Huawei has expressed its intention of hitting 200 million smartphone units this year, a bar that only Samsung and Apple have achieved.
Huawei Technologies Co., which just edged past Apple Inc. to become the world’s second-largest smartphone maker, wants to be top of the heap before the end of 2019. The Chinese giant shipped more than 95 million phones in the first six months, up about 30 percent from a year earlier.
Consumer division chief Richard Yu on Friday said he wants Huawei to be No. 1 in smartphones by the fourth quarter of next year, with a market share of more than 20 percent — despite acknowledging its virtual absence in a pivotal U.S. market.
Huawei this year overcame a global slump by grabbing sales from Apple and current leader Samsung Electronics Co. The fast-growing consumer division has helped Huawei, the leader in global telecommunications equipment, get past lackluster demand from carriers globally. Despite barely making a dent in the U.S., it’s managed to build a strong presence in $600-plus phones in markets from Europe to Africa, which in turn allowed it to break Apple’s and Samsung’s years-long stranglehold on the global market.
Yu’s comments came just hours after Apple hit $1 trillion in market value. By taking aim at Samsung, it’s also targeting an Asian powerhouse that dominates not just the phone market, but also semiconductors and displays.
Huawei’s expressed its intention of hitting 200 million smartphone units this year, a bar that only Samsung and Apple have achieved. To do that, it must grow its share of an intensely competitive yet slowing market. Huawei will need to lure even more buyers away from competitors in already saturated markets like China and Europe, which Xiaomi Corp. and Oppo are also targeting.
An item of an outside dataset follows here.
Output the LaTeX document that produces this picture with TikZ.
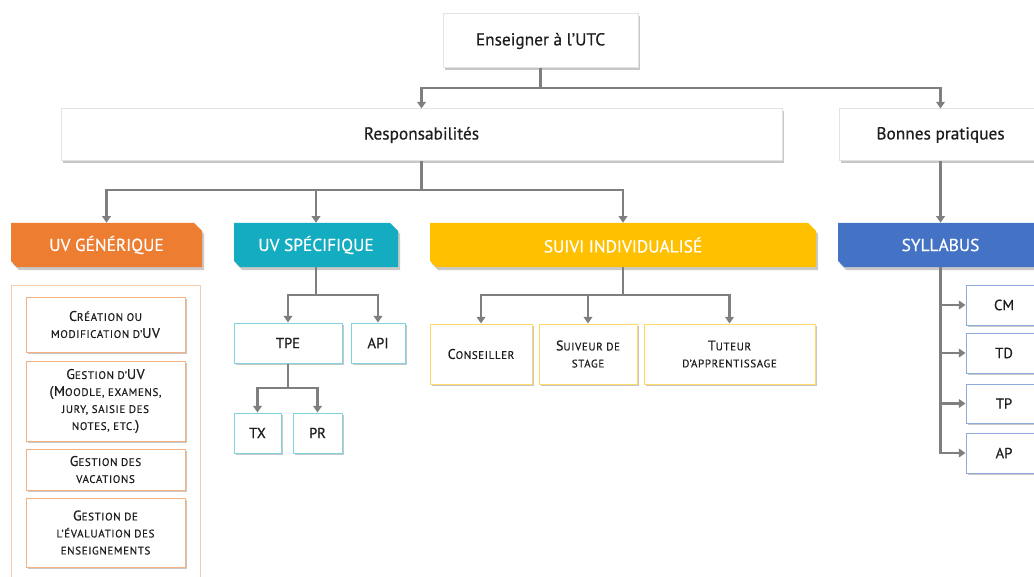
\documentclass[tikz,border=0pt]{standalone}
\usepackage{fontspec}
\setmainfont{PT Sans}[FakeBold=0.5]
\usetikzlibrary{arrows.meta,shadows,calc}
\definecolor{arrgray}{HTML}{7F7F7F}
\definecolor{boxgray}{HTML}{E3E3E3}
\definecolor{txt}{HTML}{1E1E1E}
\definecolor{ora}{HTML}{ED7D31}
\definecolor{oraL}{HTML}{F4B183}
\definecolor{oraLL}{HTML}{F8CBAD}
\definecolor{teal}{HTML}{13ACC0}
\definecolor{tealL}{HTML}{7FD4E0}
\definecolor{yel}{HTML}{FFC000}
\definecolor{yelL}{HTML}{FFD966}
\definecolor{blu}{HTML}{4472C4}
\definecolor{bluL}{HTML}{8FAADC}
\newcommand\bgc[1]{{\fontsize{10.5}{12.75}\selectfont\addfontfeature{LetterSpace=4}#1}}
\newcommand\smc[1]{{\fontsize{8.2}{12.75}\selectfont\addfontfeature{LetterSpace=6}\MakeUppercase{#1}}}
\tikzset{
  x=0.75pt, y=-0.75pt,
  arr/.style={draw=arrgray, line width=2.2pt, -{Triangle[length=5pt,width=6.5pt]}},
  shad/.style={drop shadow={shadow xshift=1.3pt, shadow yshift=-1.3pt, opacity=0.4, fill=black!55}},
  bx/.style={fill=white, line width=0.75pt, inner sep=0pt, shad, text=txt, align=center},
  topbox/.style={bx, draw=boxgray, font=\fontsize{13}{15}\selectfont},
  genbox/.style={bx, draw=oraL, font=\fontsize{10}{12.75}\selectfont},
  specbox/.style={bx, draw=tealL, font=\fontsize{11}{13}\selectfont},
  suibox/.style={bx, draw=yelL, font=\fontsize{10}{12.75}\selectfont},
  sylbox/.style={bx, draw=bluL, font=\fontsize{11}{13}\selectfont},
  bantext/.style={inner sep=0pt, text=white, font=\fontsize{13}{15}\selectfont},
}
% name, x1, y1, x2, y2, style, text
\newcommand\bxn[7]{\node[#6, minimum width={(#4-#2)*0.75pt}, minimum height={(#5-#3)*0.75pt}] (#1) at ({(#2+#4)/2},{(#3+#5)/2}) {#7};}
% name, x1, y1, x2, y2, colour, text
\newcommand\banner[7]{%
  \fill[black!60, opacity=0.35] ({#2+2},{#3+3}) -- ({#4-8+2},{#3+3}) -- ({#4+2},{#3+8+3}) -- ({#4+2},{#5+3}) -- ({#2+6+2},{#5+3}) -- ({#2+2},{#5-6+3}) -- cycle;
  \fill[#6] (#2,#3) -- ({#4-8},#3) -- (#4,{#3+8}) -- (#4,#5) -- ({#2+6},#5) -- (#2,{#5-6}) -- cycle;
  \node[bantext, minimum width={(#4-#2)*0.75pt}, minimum height={(#5-#3)*0.75pt}] (#1) at ({(#2+#4)/2},{(#3+#5)/2}) {#7};}
\begin{document}
\begin{tikzpicture}
\clip (0,0) rectangle (1034,577);
\fill[white] (0,0) rectangle (1034,577);
% top level
\bxn{top}{443}{14}{638}{68}{topbox}{Enseigner à l’UTC}
\bxn{resp}{61}{109}{782}{161}{topbox}{Responsabilités}
\bxn{bonnes}{839}{109}{1042}{161}{topbox}{Bonnes pratiques}
% banners
\banner{gen}{11}{223}{202}{267}{ora}{UV GÉNÉRIQUE}
\banner{spec}{234}{223}{398}{267}{teal}{UV SPÉCIFIQUE}
\banner{sui}{430}{223}{816}{267}{yel}{SUIVI INDIVIDUALISÉ}
\banner{syl}{838}{223}{1043}{267}{blu}{SYLLABUS}
% generic frame
\draw[oraLL, line width=0.75pt] (11,580) -- (11,285) -- (200,285) -- (200,580);
\bxn{g1}{26}{297}{185}{352}{genbox}{\bgc{C}\smc{réation ou}\\\smc{modification d’}\bgc{UV}}
\bxn{g2}{26}{361}{185}{441}{genbox}{\bgc{G}\smc{estion d’}\bgc{UV}\\\bgc{(M}\smc{oodle, examens,}\\\smc{jury, saisie des}\\\smc{notes, etc.}\bgc{)}}
\bxn{g3}{26}{449}{185}{490}{genbox}{\bgc{G}\smc{estion des}\\\smc{vacations}}
\bxn{g4}{26}{498}{185}{567}{genbox}{\bgc{G}\smc{estion de}\\\smc{l’évaluation des}\\\smc{enseignements}}
% specific
\bxn{tpe}{234}{323}{342}{363}{specbox}{TPE}
\bxn{api}{351}{323}{405}{363}{specbox}{API}
\bxn{tx}{234}{413}{281}{453}{specbox}{TX}
\bxn{pr}{293}{413}{342}{453}{specbox}{PR}
% suivi
\bxn{cons}{430}{324}{532}{384}{suibox}{\bgc{C}\smc{onseiller}}
\bxn{suiv}{539}{324}{637}{384}{suibox}{\bgc{S}\smc{uiveur de}\\\smc{stage}}
\bxn{tut}{644}{324}{815}{384}{suibox}{\bgc{T}\smc{uteur}\\\smc{d’apprentissage}}
% syllabus
\bxn{cm}{966}{285}{1042}{325}{sylbox}{CM}
\bxn{td}{966}{333}{1042}{373}{sylbox}{TD}
\bxn{tp}{966}{384}{1042}{423}{sylbox}{TP}
\bxn{ap}{966}{433}{1042}{473}{sylbox}{AP}
% connectors
\draw[arr] (top.south) -- (top.south |- 0,88) -| (resp.north);
\draw[arr] (top.south) -- (top.south |- 0,88) -| (bonnes.north);
\draw[arr] (resp.south) -- (resp.south |- 0,190) -| (gen.north);
\draw[arr] (resp.south) -- (resp.south |- 0,190) -| (spec.north);
\draw[arr] (resp.south) -- (resp.south |- 0,190) -| (sui.north);
\draw[arr] (bonnes.south) -- (syl.north);
\draw[arr] (spec.south) -- (spec.south |- 0,295) -| (tpe.north);
\draw[arr] (spec.south) -- (spec.south |- 0,295) -| (api.north);
\draw[arr] (tpe.south) -- (tpe.south |- 0,388) -| (tx.north);
\draw[arr] (tpe.south) -- (tpe.south |- 0,388) -| (pr.north);
\draw[arr] (sui.south) -- (sui.south |- 0,295) -| (cons.north);
\draw[arr] (sui.south) -- (sui.south |- 0,295) -| (suiv.north);
\draw[arr] (sui.south) -- (sui.south |- 0,295) -| (tut.north);
\draw[arr] (syl.south) |- (cm.west);
\draw[arr] (syl.south) |- (td.west);
\draw[arr] (syl.south) |- (tp.west);
\draw[arr] (syl.south) |- (ap.west);
\end{tikzpicture}
\end{document}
Longer term, Huawei also needs to address its absence from the U.S., a failing writ large after attempts to sell smartphones through AT&T Inc., Verizon Communications Inc. and Best Buy Co. collapsed amid U.S. security concerns. Qualcomm Inc.-backed Xiaomi, in contrast, may face fewer political headwinds. The strain of trying to break in is starting to show: in June, Huawei’s chairman railed against “close-minded” American politicians he accused of being trapped in an agrarian age.